The ability to have “hands on” access to the PDP 11/20 and my first taste of the joys of UNIX on the 11/40 were truly inspiring.  David Turner gave me a project to build a graphics library for an antique pen plotter and an even more ancient “storage tube” hooked up to the 11/20 – and that tweaked my interests in graphics.  I think I can still remember the sequence of pink and purple front-panel switches to boot the PDP-11’s!

So, the one single thing?  Passion!  It’s never left me.  I’m coming close to retirement now – but I refuse to become “management”.  If I can’t create beautiful graphics – I’m not interested!

What’s the best piece of advice you’ve ever been given?

Never use a “goto” statement in an Algol-60 program!  It’s true – don’t do it!  Ever!

OK – well, perhaps “If it isn’t pretty it won’t work” – I think that was Heather Brown complaining about the poor intentation style of my Backgammon player code.  But it is a valuable insight.  Readability is paramount.

Who or what inspires you?

“Who” would be Richard Feynman – he was the ultimate in committed scientist, blended with an unending curiosity, wit, imagination and intelligence.  I strive every day to be like him.

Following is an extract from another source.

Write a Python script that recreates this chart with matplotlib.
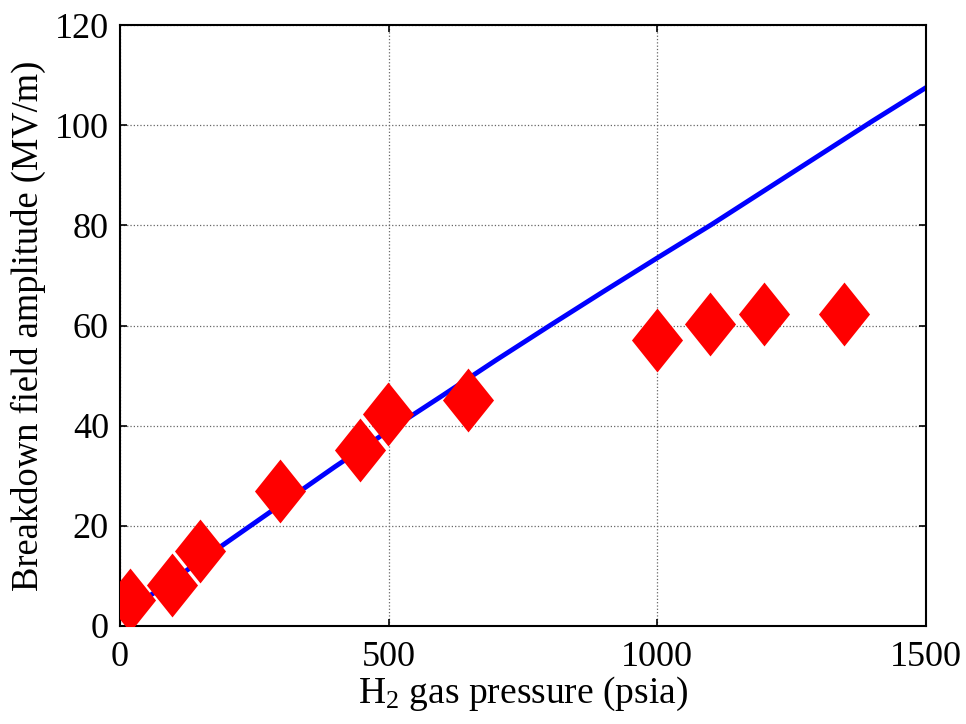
import numpy as np
import matplotlib
matplotlib.use('Agg')
import matplotlib.pyplot as plt
from matplotlib.path import Path

# measured breakdown points
pressure = [18, 96, 149, 298, 447, 499, 648, 999, 1098, 1199, 1348]
field = [5.2, 8.2, 15.0, 27.0, 35.1, 42.3, 45.1, 57.1, 60.2, 62.2, 62.2]

# model curve
curve_p = [0, 100, 200, 300, 400, 500, 600, 700, 800, 900, 1000, 1100, 1200, 1300, 1400, 1500]
curve_e = [2.0, 9.3, 16.8, 24.3, 31.8, 39.0, 46.0, 53.1, 60.0, 66.8, 73.5, 80.1, 87.0, 93.9, 100.8, 107.5]

xticks = [0, 500, 1000, 1500]
yticks = [0, 20, 40, 60, 80, 100, 120]

plt.rcParams['font.family'] = ['Liberation Serif', 'DejaVu Serif']
plt.rcParams['mathtext.default'] = 'regular'

# diamond a bit taller than wide
diamond = Path([(0, 1), (0.8, 0), (0, -1), (-0.8, 0), (0, 1)],
               [Path.MOVETO, Path.LINETO, Path.LINETO, Path.LINETO, Path.CLOSEPOLY])

fig = plt.figure(figsize=(9.66, 7.24), dpi=100)
ax = fig.add_axes([120/966, 98/724, 806/966, 601/724])

ax.plot(curve_p, curve_e, color=(0, 0, 1), linewidth=3.5, zorder=2)
ax.plot(pressure, field, linestyle='none', marker=diamond, markersize=46,
        color=(1, 0, 0), markeredgewidth=0, zorder=3)

ax.set_xlim(0, 1500)
ax.set_ylim(0, 120)
ax.set_xticks(xticks)
ax.set_yticks(yticks)
ax.grid(True, linestyle=':', color='0.4', linewidth=0.9)
ax.set_axisbelow(True)
ax.tick_params(direction='in', length=5, width=1.2, top=True, right=True,
               labelsize=26, pad=8)
ax.tick_params(axis='x', pad=11)
for s in ax.spines.values():
    s.set_linewidth(1.5)

ax.set_xlabel('H$_2$ gas pressure (psia)', fontsize=27, labelpad=0)
ax.set_ylabel('Breakdown field amplitude (MV/m)', fontsize=26.3, labelpad=6)

fig.savefig('out.png', dpi=100)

“What” would be Wikipedia.  Yeah – I know it has it’s flaws – and that academics tend to dismiss it – but the way that the biggest corpus of human knowledge has been amassed in such a short time by the coming together (and butting of heads) of so many people is deeply inspiring.  If that’s possible – then what else might be achieved?

Where do you see yourself in ten years?

Well, I’m 61 now…so a good goal for 2026 would be “still around”!  I really don’t see myself ever giving up working.  I want to create a small startup business – maybe something in the area of Augmented Reality – and have the time to tinker with things I enjoy.  I always have a couple of “side projects” on the go – and over the coming years, one of those needs to become “The Next Big Thing”.